_Exercise details:_ Provide the data again in its entirety, exactly as given.
-.-.-
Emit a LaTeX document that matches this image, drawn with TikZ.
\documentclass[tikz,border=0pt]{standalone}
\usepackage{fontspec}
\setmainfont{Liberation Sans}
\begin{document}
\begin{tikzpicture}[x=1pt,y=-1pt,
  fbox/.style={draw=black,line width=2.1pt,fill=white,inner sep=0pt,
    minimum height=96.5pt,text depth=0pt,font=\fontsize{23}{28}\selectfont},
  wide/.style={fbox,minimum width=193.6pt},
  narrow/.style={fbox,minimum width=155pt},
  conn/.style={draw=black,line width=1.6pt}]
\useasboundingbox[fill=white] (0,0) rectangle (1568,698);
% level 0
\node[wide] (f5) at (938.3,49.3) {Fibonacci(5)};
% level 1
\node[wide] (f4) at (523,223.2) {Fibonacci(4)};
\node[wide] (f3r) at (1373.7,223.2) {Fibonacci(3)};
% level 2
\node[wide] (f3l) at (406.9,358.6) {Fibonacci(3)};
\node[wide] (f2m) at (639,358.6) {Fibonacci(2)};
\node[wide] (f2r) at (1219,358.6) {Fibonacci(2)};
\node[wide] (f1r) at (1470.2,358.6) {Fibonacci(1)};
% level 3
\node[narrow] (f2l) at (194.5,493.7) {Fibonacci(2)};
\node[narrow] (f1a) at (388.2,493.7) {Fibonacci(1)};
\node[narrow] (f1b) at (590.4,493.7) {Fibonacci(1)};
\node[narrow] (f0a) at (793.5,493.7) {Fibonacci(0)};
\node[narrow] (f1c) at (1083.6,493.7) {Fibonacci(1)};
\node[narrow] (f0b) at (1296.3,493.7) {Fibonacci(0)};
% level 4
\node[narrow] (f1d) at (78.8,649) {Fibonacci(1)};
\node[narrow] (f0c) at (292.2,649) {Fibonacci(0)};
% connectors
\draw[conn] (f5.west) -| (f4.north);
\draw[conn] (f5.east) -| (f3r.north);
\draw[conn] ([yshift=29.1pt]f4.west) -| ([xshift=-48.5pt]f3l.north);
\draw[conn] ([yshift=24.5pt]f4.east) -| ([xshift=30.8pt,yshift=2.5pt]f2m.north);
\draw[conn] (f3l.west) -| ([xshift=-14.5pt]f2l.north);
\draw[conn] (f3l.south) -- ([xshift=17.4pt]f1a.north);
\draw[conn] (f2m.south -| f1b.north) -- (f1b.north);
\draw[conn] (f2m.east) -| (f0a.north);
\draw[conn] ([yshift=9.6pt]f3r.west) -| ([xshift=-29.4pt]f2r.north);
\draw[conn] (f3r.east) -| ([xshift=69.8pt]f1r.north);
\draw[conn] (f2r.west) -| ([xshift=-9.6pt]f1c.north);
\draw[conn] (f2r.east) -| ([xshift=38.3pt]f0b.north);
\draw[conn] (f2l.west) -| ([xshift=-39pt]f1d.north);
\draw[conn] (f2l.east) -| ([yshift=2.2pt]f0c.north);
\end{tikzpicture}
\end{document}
-.-.-
_Solved problem:_
Emit a LaTeX document that matches this image, drawn with TikZ.
\documentclass[tikz,border=0pt]{standalone}
\usepackage{fontspec}
\setmainfont{Liberation Sans}
\begin{document}
\begin{tikzpicture}[x=1pt,y=-1pt,
  fbox/.style={draw=black,line width=2.1pt,fill=white,inner sep=0pt,
    minimum height=96.5pt,text depth=0pt,font=\fontsize{23}{28}\selectfont},
  wide/.style={fbox,minimum width=193.6pt},
  narrow/.style={fbox,minimum width=155pt},
  conn/.style={draw=black,line width=1.6pt}]
\useasboundingbox[fill=white] (0,0) rectangle (1568,698);
% level 0
\node[wide] (f5) at (938.3,49.3) {Fibonacci(5)};
% level 1
\node[wide] (f4) at (523,223.2) {Fibonacci(4)};
\node[wide] (f3r) at (1373.7,223.2) {Fibonacci(3)};
% level 2
\node[wide] (f3l) at (406.9,358.6) {Fibonacci(3)};
\node[wide] (f2m) at (639,358.6) {Fibonacci(2)};
\node[wide] (f2r) at (1219,358.6) {Fibonacci(2)};
\node[wide] (f1r) at (1470.2,358.6) {Fibonacci(1)};
% level 3
\node[narrow] (f2l) at (194.5,493.7) {Fibonacci(2)};
\node[narrow] (f1a) at (388.2,493.7) {Fibonacci(1)};
\node[narrow] (f1b) at (590.4,493.7) {Fibonacci(1)};
\node[narrow] (f0a) at (793.5,493.7) {Fibonacci(0)};
\node[narrow] (f1c) at (1083.6,493.7) {Fibonacci(1)};
\node[narrow] (f0b) at (1296.3,493.7) {Fibonacci(0)};
% level 4
\node[narrow] (f1d) at (78.8,649) {Fibonacci(1)};
\node[narrow] (f0c) at (292.2,649) {Fibonacci(0)};
% connectors
\draw[conn] (f5.west) -| (f4.north);
\draw[conn] (f5.east) -| (f3r.north);
\draw[conn] ([yshift=29.1pt]f4.west) -| ([xshift=-48.5pt]f3l.north);
\draw[conn] ([yshift=24.5pt]f4.east) -| ([xshift=30.8pt,yshift=2.5pt]f2m.north);
\draw[conn] (f3l.west) -| ([xshift=-14.5pt]f2l.north);
\draw[conn] (f3l.south) -- ([xshift=17.4pt]f1a.north);
\draw[conn] (f2m.south -| f1b.north) -- (f1b.north);
\draw[conn] (f2m.east) -| (f0a.north);
\draw[conn] ([yshift=9.6pt]f3r.west) -| ([xshift=-29.4pt]f2r.north);
\draw[conn] (f3r.east) -| ([xshift=69.8pt]f1r.north);
\draw[conn] (f2r.west) -| ([xshift=-9.6pt]f1c.north);
\draw[conn] (f2r.east) -| ([xshift=38.3pt]f0b.north);
\draw[conn] (f2l.west) -| ([xshift=-39pt]f1d.north);
\draw[conn] (f2l.east) -| ([yshift=2.2pt]f0c.north);
\end{tikzpicture}
\end{document}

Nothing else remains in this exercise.